What is a data lakehouse?

Illustration of IT items with focus on a question mark

Overview

A data lakehouse enables an enterprise to effectively manage growing data volumes, boost data security, lower data storage costs, and tap into GenAI and business intelligence. Discover how data lakehouses work, key benefits of adopting a data lakehouse architecture, and how you can have access to real-time analytics and machine learning wherever data is stored—in a data lakehouse, data warehouse, or data lake.

The cloud repatriation shift: What the data tells us

Discover why 200+ IT leaders are rethinking cloud-only strategies for their data lakehouses—opting for on-prem, private cloud, or hybrid deployments to reclaim performance.

Download the guide

Data lakehouse

What is a data lakehouse?

A data lakehouse is a data management platform that brings together aspects of a data warehouse and data lake with added performance, security, and flexibility benefits. A data lakehouse is essentially a high performing data warehouse, able to support all types of data (structured, unstructured, and semi-structured) with built-in data processing tools. The result is a single, powerful data management foundation that powers data processing for AI and advanced analytics.

Innovations in data lakehouse architecture have driven adoption, also spurred by a need to more efficiently manage growing volumes of diverse data, bridge the gap between a data lake and a data warehouse, and deliver trusted AI and business intelligence.


How are data lakes, data lakehouses, and data warehouses different?

While data lakehouses, data lakes, and data warehouses are all data repositories, each has distinct differences and relevant use cases. Let’s compare the three data approaches.

A data warehouse provides a way to centralize the storage of structured data, and is able to consolidate data from multiple sources into a single location. As a result, data warehouses break down information silos, giving business users fast data access and the ability to query data to generate reports and insights. Data warehouses support data mining, data analytics, and business intelligence use cases, allowing organizations to understand business performance, uncover trends, and make more informed business decisions.

However, data warehouses aren’t without challenges, with complex extract, transform, and load (ETL) processes increasing management requirements and driving up costs. In addition, off-cloud data warehouses may struggle to scale to support enterprise data growth and new use cases, further impacting TCO.

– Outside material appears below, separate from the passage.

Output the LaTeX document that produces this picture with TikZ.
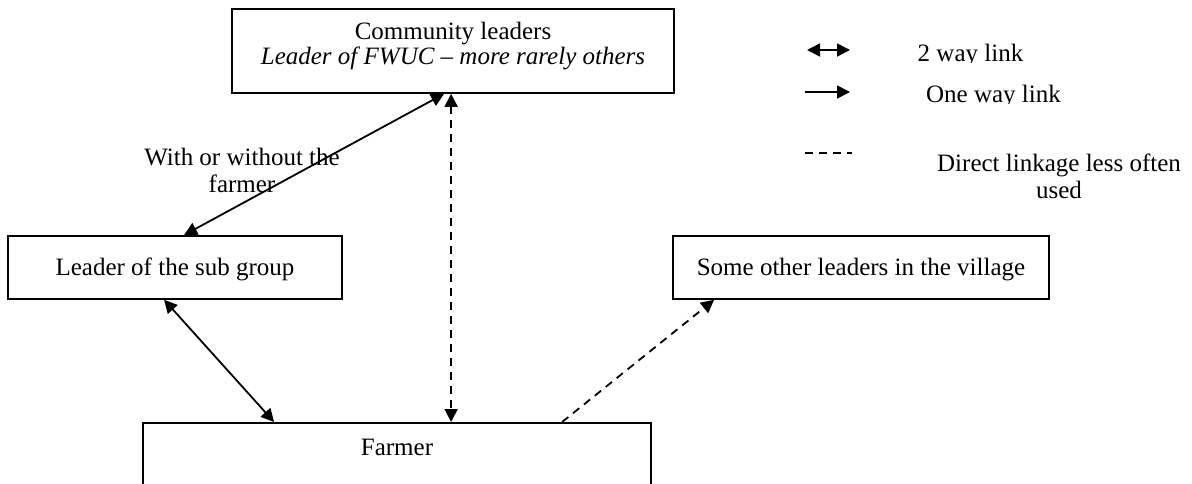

A data lake stores large volumes of structured and unstructured data, and is able to easily scale to support growing volumes. The ability to support various types of diverse data and formats makes data lakes applicable for big-data use cases—such as machine learning and data science—and provides a more cost-effective option compared to a data warehouse.

The complexity and size of data lakes require proper management to prevent data from becoming unwieldy and difficult to manage. They typically require data scientists or data engineers to effectively utilize the data.

Historically, data warehouses and data lakes were deployed as individual, siloed architectures, which required data to be shared across two systems. A data lakehouse can be used in tandem with a data lake and a data warehouse, providing a flexible and low-cost storage option for all types of data and formats and eliminating the need for multiple copies of data across different systems.

With support for autonomy, consistency, isolation, and durability (ACID) transactions, users can run queries through SQL commands for structured and unstructured data, using high-performance AI and analytics across a variety of use cases. As a result, organizations can boost analytics power to enable more intelligent operations: applying insight to personalize customer experiences, improving decision-making, speeding up product development, optimizing workflows, and ultimately accelerating revenue growth.


Why are organizations moving to a data lakehouse architecture?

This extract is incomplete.